I have benchmarked the algorithms everyone has provided to gain some insight into how each algorithm behave in Perl.

use strict;
use Benchmark qw/timethese/;
my $str;
my $index = 82;

# construct a small string
foreach (1..100) { $str .= "Element$_" . ' ' }

timethese(100000, {
  'FindNth_Roger' => '&FindNth_Roger',
  'FindNth_Zaxo_Array' => '&FindNth_Zaxo_Array',
  'FindNth_Zaxo_Split' => '&FindNth_Zaxo_Split',
  'FindNth_Ysth' => '&FindNth_Ysth',
  'FindNth_Pg' => '&FindNth_Pg',
  'FindNth_Grantm' => '&FindNth_Grantm',
  'FindNth_Jasper' => '&FindNth_Jasper',
});

sub FindNth_Roger() {
    my $nth = @{[$str =~ m/\w+/g]}[$index-1];
}

sub FindNth_Zaxo_Array() {
    my $nth = ($str =~ m/\w+/g)[$index-1];
}

sub FindNth_Zaxo_Split() {
    my $nth = (split ' ', $str)[$index-1];
}

sub FindNth_Ysth() {
    my $nth = [$str =~ m/\w+/g]->[$index-1];
}

sub FindNth_Pg() {
    my ($nth) = ($str =~ m/(\w+\s*){$index}/);
}

sub FindNth_Grantm() {
    my $idx = $index - 1;
    my ($nth) = $str =~ /(?:\w+\W+){$idx}(\w+)/;
}

sub FindNth_Jasper() {
    my $nth;
    my %h;
    for ($str=~/.?/g) {
        $h{space} += !/\S/;
        $nth .= $_ if $h{space} == $index-1 && /\S/ .. !/\S/
    }
}
[download]

And the following is the result of the benchmark -

Benchmark: timing 100000 iterations of FindNth_Grantm, FindNth_Jasper,
FindNth_Pg, FindNth_Roger, FindNth_Ysth, FindNth_Zaxo_Array,
FindNth_Zaxo_Split...

FindNth_Grantm:  3 wallclock secs (3.50 usr +  0.00 sys =  3.50 CPU)
@ 28571.43/s
FindNth_Jasper: 379 wallclock secs (376.66 usr +  0.06 sys = 376.72 CP
+U)
@ 265.45/s
FindNth_Pg:  4 wallclock secs (3.91 usr +  0.00 sys =  3.91 CPU)
@ 25595.09/s
FindNth_Roger: 21 wallclock secs (21.03 usr +  0.00 sys = 21.03 CPU)
@ 4754.66/s
FindNth_Ysth: 21 wallclock secs (20.95 usr +  0.00 sys = 20.95 CPU)
@ 4772.36/s
FindNth_Zaxo_Array: 19 wallclock secs (18.53 usr +  0.00 sys = 18.53 C
+PU)
@ 5396.36/s
FindNth_Zaxo_Split: 14 wallclock secs (14.51 usr +  0.02 sys = 14.53 C
+PU)
@ 6882.31/s
[download]

It probably doesn't do justice to Jasper's solution, because it uses a hash table with name look up to store space position, which is a considerable overhead. I would probably change the $h{space} with a simpler $space scalar. But still the overhead of "pulling one character at a time and check if it is a space" is big.

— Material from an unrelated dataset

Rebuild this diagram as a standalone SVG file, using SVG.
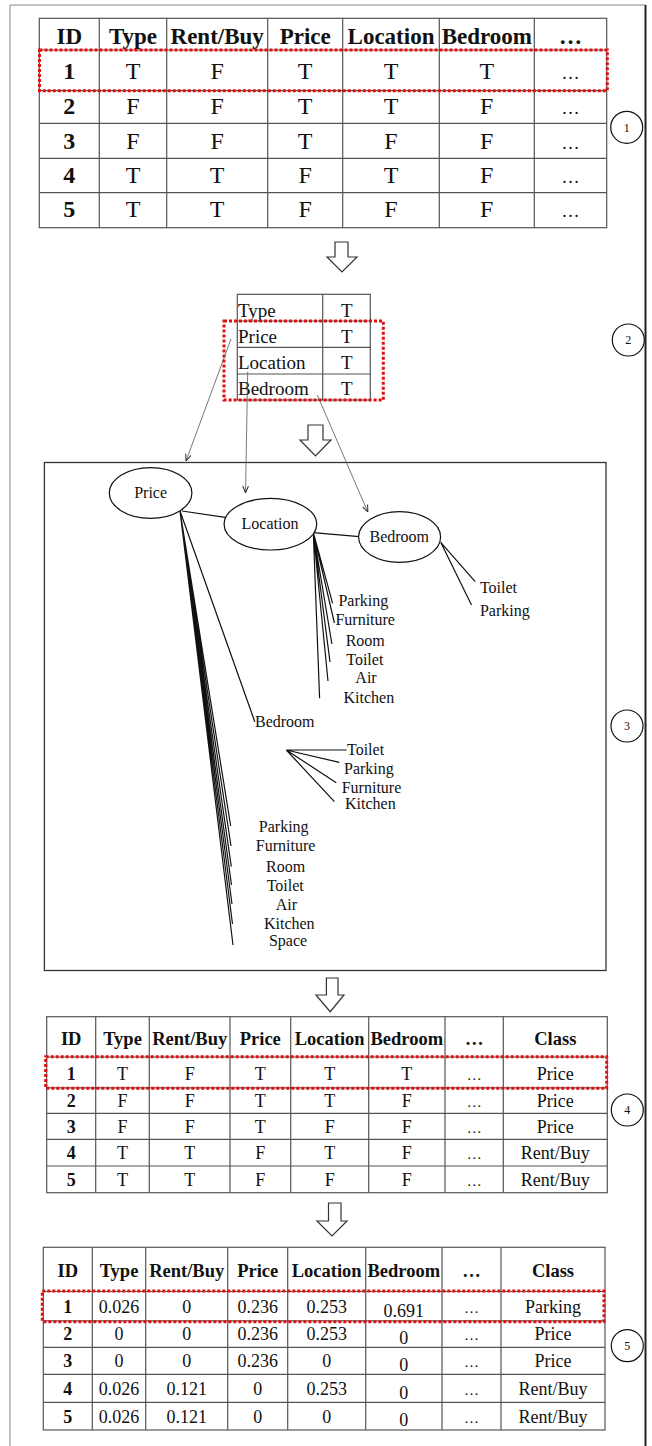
<svg xmlns="http://www.w3.org/2000/svg" width="652" height="1446" viewBox="0 0 652 1446">
<defs>
<style>
.t{font-family:"Liberation Serif","Times New Roman",serif;fill:#111}
.hb{font-weight:bold;text-anchor:middle}
.c{text-anchor:middle}
.grid{stroke:#555;stroke-width:1.2;fill:none}
.red{stroke:#e01010;stroke-width:3;stroke-dasharray:3 2;fill:none}
.blk{fill:#fff;stroke:#333;stroke-width:1.2}
.tl{stroke:#111;stroke-width:1.2;fill:none}
.thin{stroke:#555;stroke-width:0.8;fill:none}
.num{fill:#fff;stroke:#111;stroke-width:1.2}
.f1{font-size:23px}
.f1b{font-size:24px}
.f2{font-size:18.5px}
.f2b{font-size:18px}
.tr{font-size:16px}
.cn{font-size:12px;text-anchor:middle}
</style>
<marker id="ah" viewBox="0 0 10 10" refX="10" refY="5" markerWidth="7" markerHeight="7" orient="auto" markerUnits="userSpaceOnUse">
<path d="M0,1 L10,5 L0,9" fill="none" stroke="#333" stroke-width="1.5"/>
</marker>
</defs>
<rect width="652" height="1446" fill="#fff"/>
<g id="frame">
<path d="M10,1446 V5 H645.5" fill="none" stroke="#888" stroke-width="1"/>
<line x1="645.5" y1="5" x2="645.5" y2="1446" stroke="#222" stroke-width="2"/>
</g>

<!-- Table 1 -->
<g id="table1">
<rect x="39.3" y="18.3" width="567.4" height="209.4" class="grid"/>
<path class="grid" d="M99.3,18.3V227.7M166.7,18.3V227.7M267.7,18.3V227.7M342.7,18.3V227.7M439.3,18.3V227.7M534.3,18.3V227.7M39.3,50H606.7M39.3,90.7H606.7M39.3,123.3H606.7M39.3,158.3H606.7M39.3,192.7H606.7"/>
<g class="t hb f1">
<text x="69.3" y="43.5">ID</text><text x="133" y="43.5">Type</text><text x="217.2" y="43.5">Rent/Buy</text><text x="305.2" y="43.5">Price</text><text x="391" y="43.5">Location</text><text x="486.8" y="43.5">Bedroom</text><text x="570.5" y="43.5">…</text>
</g>
<g class="t f1b c">
<text x="69.3" y="79" font-weight="bold">1</text><text x="133" y="79">T</text><text x="217.2" y="79">F</text><text x="305.2" y="79">T</text><text x="391" y="79">T</text><text x="486.8" y="79">T</text><text x="570.5" y="79" font-size="18">…</text>
<text x="69.3" y="114" font-weight="bold">2</text><text x="133" y="114">F</text><text x="217.2" y="114">F</text><text x="305.2" y="114">T</text><text x="391" y="114">T</text><text x="486.8" y="114">F</text><text x="570.5" y="114" font-size="18">…</text>
<text x="69.3" y="148.5" font-weight="bold">3</text><text x="133" y="148.5">F</text><text x="217.2" y="148.5">F</text><text x="305.2" y="148.5">T</text><text x="391" y="148.5">F</text><text x="486.8" y="148.5">F</text><text x="570.5" y="148.5" font-size="18">…</text>
<text x="69.3" y="183" font-weight="bold">4</text><text x="133" y="183">T</text><text x="217.2" y="183">T</text><text x="305.2" y="183">F</text><text x="391" y="183">T</text><text x="486.8" y="183">F</text><text x="570.5" y="183" font-size="18">…</text>
<text x="69.3" y="217" font-weight="bold">5</text><text x="133" y="217">T</text><text x="217.2" y="217">T</text><text x="305.2" y="217">F</text><text x="391" y="217">F</text><text x="486.8" y="217">F</text><text x="570.5" y="217" font-size="18">…</text>
</g>
<rect x="39.5" y="50" width="567.8" height="40.7" class="red"/>
</g>
<g id="step1"><circle cx="626.7" cy="127.3" r="16" class="num"/><text x="626.7" y="131.5" class="t cn">1</text></g>

<g id="arrow1"><path class="blk" d="M335,242H348V257H357L342,272L327,257H335Z"/></g>

<!-- Small table -->
<g id="table2">
<rect x="237.3" y="294.3" width="133" height="105.7" class="grid"/>
<path class="grid" d="M322.7,294.3V400M237.3,321H370.3M237.3,347.3H370.3M237.3,374H370.3"/>
<g class="t" font-size="19">
<text x="238" y="317.3">Type</text><text x="238" y="343.3">Price</text><text x="238" y="369.3">Location</text><text x="238" y="395.3">Bedroom</text>
<text x="346.7" y="317.3" text-anchor="middle">T</text><text x="346.7" y="343.3" text-anchor="middle">T</text><text x="346.7" y="369.3" text-anchor="middle">T</text><text x="346.7" y="395.3" text-anchor="middle">T</text>
</g>
<rect x="224" y="321" width="159.3" height="79" class="red"/>
</g>
<g id="step2"><circle cx="628.3" cy="340" r="16" class="num"/><text x="628.3" y="344.2" class="t cn">2</text></g>

<g id="arrow2"><path class="blk" d="M308,425H323V440H331L315.5,456L300,440H308Z"/></g>

<!-- Tree box -->
<g id="treebox"><rect x="44.4" y="462.5" width="561.6" height="508" fill="none" stroke="#333" stroke-width="1.3"/></g>

<g id="connectors">
<line class="thin" x1="231" y1="339" x2="186" y2="461" marker-end="url(#ah)"/>
<line class="thin" x1="247.7" y1="371.7" x2="245.5" y2="493" marker-end="url(#ah)"/>
<line class="thin" x1="317.3" y1="395" x2="367.8" y2="512" marker-end="url(#ah)"/>
<line class="tl" x1="181.9" y1="511" x2="225.2" y2="517.3"/>
<line class="tl" x1="313.3" y1="532.7" x2="359.3" y2="536.7"/>
<!-- Price fan -->
<path class="tl" d="M180,511L254.8,721.7M180,511L230.7,826M180,511L231,846M180,511L231.3,866.7M180,511L231.5,885M180,511L232,904M180,511L232.5,924M180,511L233,945"/>
<!-- Location fan -->
<path class="tl" d="M313.3,532.3L332.6,603.3M313.3,532.3L334.4,623M313.3,532.3L331.9,644M313.3,532.3L330,662M313.3,532.3L328,681M313.3,532.3L319.6,698.3"/>
<!-- Bedroom fan -->
<path class="tl" d="M440.7,542.3L475.2,581.7M440.7,542.3L471.5,605"/>
<!-- sub fan -->
<path class="tl" d="M286.3,750L346.7,750M286.3,750L339.3,762.3M286.3,750L336.3,782.7M286.3,750L334.4,801.7"/>
</g>

<g id="node-price"><ellipse cx="150.6" cy="493" rx="41.3" ry="25.3" fill="#fff" stroke="#111" stroke-width="1.2"/><text x="150.6" y="497.5" class="t tr c">Price</text></g>
<g id="node-location"><ellipse cx="270.4" cy="524.2" rx="46.3" ry="25.8" fill="#fff" stroke="#111" stroke-width="1.2"/><text x="270" y="529" class="t tr c">Location</text></g>
<g id="node-bedroom"><ellipse cx="399.6" cy="537" rx="41" ry="25.3" fill="#fff" stroke="#111" stroke-width="1.2"/><text x="399.3" y="542" class="t tr c">Bedroom</text></g>

<g id="labels-location" class="t tr c">
<text x="363.3" y="605.5">Parking</text><text x="365.2" y="624.5">Furniture</text><text x="365.2" y="645.5">Room</text><text x="364.8" y="664.5">Toilet</text><text x="366" y="683">Air</text><text x="368.9" y="703">Kitchen</text>
</g>
<g id="labels-bedroom" class="t tr c">
<text x="498.5" y="593">Toilet</text><text x="504.8" y="616">Parking</text>
</g>
<g id="label-bedroom2"><text x="255" y="727" class="t tr">Bedroom</text></g>
<g id="labels-sub" class="t tr">
<text x="347" y="755">Toilet</text><text x="368.9" y="773.5" text-anchor="middle">Parking</text><text x="371.5" y="792.5" text-anchor="middle">Furniture</text><text x="370.4" y="808.5" text-anchor="middle">Kitchen</text>
</g>
<g id="labels-price" class="t tr c">
<text x="283.7" y="831.5">Parking</text><text x="285.6" y="851">Furniture</text><text x="285.6" y="872">Room</text><text x="285.2" y="891">Toilet</text><text x="286.3" y="909.5">Air</text><text x="289.3" y="929">Kitchen</text><text x="288" y="945.5">Space</text>
</g>
<g id="step3"><circle cx="627" cy="726" r="16" class="num"/><text x="627" y="730.2" class="t cn">3</text></g>

<g id="arrow3"><path class="blk" d="M326.4,978H338V995H344L330.2,1011.7L316,995H326.4Z"/></g>

<!-- Table 4 -->
<g id="table4">
<rect x="46.7" y="1016.7" width="560.6" height="176" class="grid"/>
<path class="grid" d="M95.7,1016.7V1192.7M149.3,1016.7V1192.7M230,1016.7V1192.7M290.7,1016.7V1192.7M368.7,1016.7V1192.7M445,1016.7V1192.7M503.3,1016.7V1192.7M46.7,1057H607.3M46.7,1087.8H607.3M46.7,1113.3H607.3M46.7,1139.3H607.3M46.7,1166H607.3"/>
<g class="t hb f2">
<text x="71.2" y="1045">ID</text><text x="122.5" y="1045">Type</text><text x="189.7" y="1045">Rent/Buy</text><text x="260.3" y="1045">Price</text><text x="329.7" y="1045">Location</text><text x="406.8" y="1045">Bedroom</text><text x="474.2" y="1045">…</text><text x="555.3" y="1045">Class</text>
</g>
<g class="t f2b c">
<text x="71.2" y="1080" font-weight="bold">1</text><text x="122.5" y="1080">T</text><text x="189.7" y="1080">F</text><text x="260.3" y="1080">T</text><text x="329.7" y="1080">T</text><text x="406.8" y="1080">T</text><text x="474.2" y="1080" font-size="15">…</text><text x="555.3" y="1080">Price</text>
<text x="71.2" y="1106.5" font-weight="bold">2</text><text x="122.5" y="1106.5">F</text><text x="189.7" y="1106.5">F</text><text x="260.3" y="1106.5">T</text><text x="329.7" y="1106.5">T</text><text x="406.8" y="1106.5">F</text><text x="474.2" y="1106.5" font-size="15">…</text><text x="555.3" y="1106.5">Price</text>
<text x="71.2" y="1132.5" font-weight="bold">3</text><text x="122.5" y="1132.5">F</text><text x="189.7" y="1132.5">F</text><text x="260.3" y="1132.5">T</text><text x="329.7" y="1132.5">F</text><text x="406.8" y="1132.5">F</text><text x="474.2" y="1132.5" font-size="15">…</text><text x="555.3" y="1132.5">Price</text>
<text x="71.2" y="1159" font-weight="bold">4</text><text x="122.5" y="1159">T</text><text x="189.7" y="1159">T</text><text x="260.3" y="1159">F</text><text x="329.7" y="1159">T</text><text x="406.8" y="1159">F</text><text x="474.2" y="1159" font-size="15">…</text><text x="555.3" y="1159">Rent/Buy</text>
<text x="71.2" y="1185.5" font-weight="bold">5</text><text x="122.5" y="1185.5">T</text><text x="189.7" y="1185.5">T</text><text x="260.3" y="1185.5">F</text><text x="329.7" y="1185.5">F</text><text x="406.8" y="1185.5">F</text><text x="474.2" y="1185.5" font-size="15">…</text><text x="555.3" y="1185.5">Rent/Buy</text>
</g>
<rect x="45.7" y="1056.7" width="561" height="31.6" class="red"/>
</g>
<g id="step4"><circle cx="627.3" cy="1110" r="16" class="num"/><text x="627.3" y="1114.2" class="t cn">4</text></g>

<g id="arrow4"><path class="blk" d="M328.5,1203H341V1221H347L332,1236L317,1221H328.5Z"/></g>

<!-- Table 5 -->
<g id="table5">
<rect x="43.3" y="1247.3" width="561.7" height="182.7" class="grid"/>
<path class="grid" d="M92.3,1247.3V1430M145.7,1247.3V1430M227.7,1247.3V1430M287.7,1247.3V1430M365.7,1247.3V1430M442,1247.3V1430M501,1247.3V1430M43.3,1291.5H605M43.3,1320.8H605M43.3,1347.3H605M43.3,1374.3H605M43.3,1402.3H605"/>
<g class="t hb f2">
<text x="67.8" y="1277">ID</text><text x="119" y="1277">Type</text><text x="186.7" y="1277">Rent/Buy</text><text x="257.7" y="1277">Price</text><text x="326.7" y="1277">Location</text><text x="403.8" y="1277">Bedroom</text><text x="471.5" y="1277">…</text><text x="553" y="1277">Class</text>
</g>
<g class="t f2b c">
<text x="67.8" y="1312.5" font-weight="bold">1</text><text x="119" y="1312.5">0.026</text><text x="186.7" y="1312.5">0</text><text x="257.7" y="1312.5">0.236</text><text x="326.7" y="1312.5">0.253</text><text x="403.8" y="1316.5">0.691</text><text x="471.5" y="1312.5" font-size="15">…</text><text x="553" y="1312.5">Parking</text>
<text x="67.8" y="1340" font-weight="bold">2</text><text x="119" y="1340">0</text><text x="186.7" y="1340">0</text><text x="257.7" y="1340">0.236</text><text x="326.7" y="1340">0.253</text><text x="403.8" y="1344">0</text><text x="471.5" y="1340" font-size="15">…</text><text x="553" y="1340">Price</text>
<text x="67.8" y="1367" font-weight="bold">3</text><text x="119" y="1367">0</text><text x="186.7" y="1367">0</text><text x="257.7" y="1367">0.236</text><text x="326.7" y="1367">0</text><text x="403.8" y="1371">0</text><text x="471.5" y="1367" font-size="15">…</text><text x="553" y="1367">Price</text>
<text x="67.8" y="1395" font-weight="bold">4</text><text x="119" y="1395">0.026</text><text x="186.7" y="1395">0.121</text><text x="257.7" y="1395">0</text><text x="326.7" y="1395">0.253</text><text x="403.8" y="1399">0</text><text x="471.5" y="1395" font-size="15">…</text><text x="553" y="1395">Rent/Buy</text>
<text x="67.8" y="1422.5" font-weight="bold">5</text><text x="119" y="1422.5">0.026</text><text x="186.7" y="1422.5">0.121</text><text x="257.7" y="1422.5">0</text><text x="326.7" y="1422.5">0</text><text x="403.8" y="1426">0</text><text x="471.5" y="1422.5" font-size="15">…</text><text x="553" y="1422.5">Rent/Buy</text>
</g>
<rect x="42.3" y="1291" width="561.7" height="30.7" class="red"/>
</g>
<g id="step5"><circle cx="627.3" cy="1345.7" r="16" class="num"/><text x="627.3" y="1349.9" class="t cn">5</text></g>
</svg>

In Roger's (mine) solution, I constructed an anonymous array on top of the array that perl regular expression created. The overhead is about 15% greater than using the array returned by the regular expression directly as suggested by Zaxo.

Zaxo's split approach is about 30 percent faster than the regexp array reference approach. Which suggests that the (split /\s+/, $str) operation is about 30 percent faster than ($str =~ /\w+/g). The conclusion is that split is more efficient on breaking up a string than using regular expression.

The solution suggested by Ysth is equivalent to Roger's solution with roughly the same performance. This suggests that the @{ ... } operator in Perl is quite efficient.

The solution provided by Grantm and Pg are both very efficient, both at least 5 times faster than other algorithms.

Grantm's algorithm is a touch faster than Pg's algorithm. I took a closer look at the differences -

# Pg's approach
my ($nth) = ($str =~ m/(\w+\s*){$index}/);

# Grantm's approach
my $idx = $index - 1;
my ($nth) = $str =~ /(?:\w+\W+){$idx}(\w+)/;
[download]

But I failed to understand why Grantm's approach is slightly faster than Pg's approach. I think it's either because of the \s* operator, or the (?:..) operator. Perhaps other monks can enlighten me on this.

Nevertheless, I came up with the following conclusions:

Perl internal split function is the fastest way to split a simple string;

Perl memory operations are relatively expensive, eg., building an anonymous array / slice;

The algorithm of scanning through the entire array before dereferencing has the efficiency of O, where grabbing the word without directly going through the array is O/2, however Perl regular expression engine optimized it to log(O)?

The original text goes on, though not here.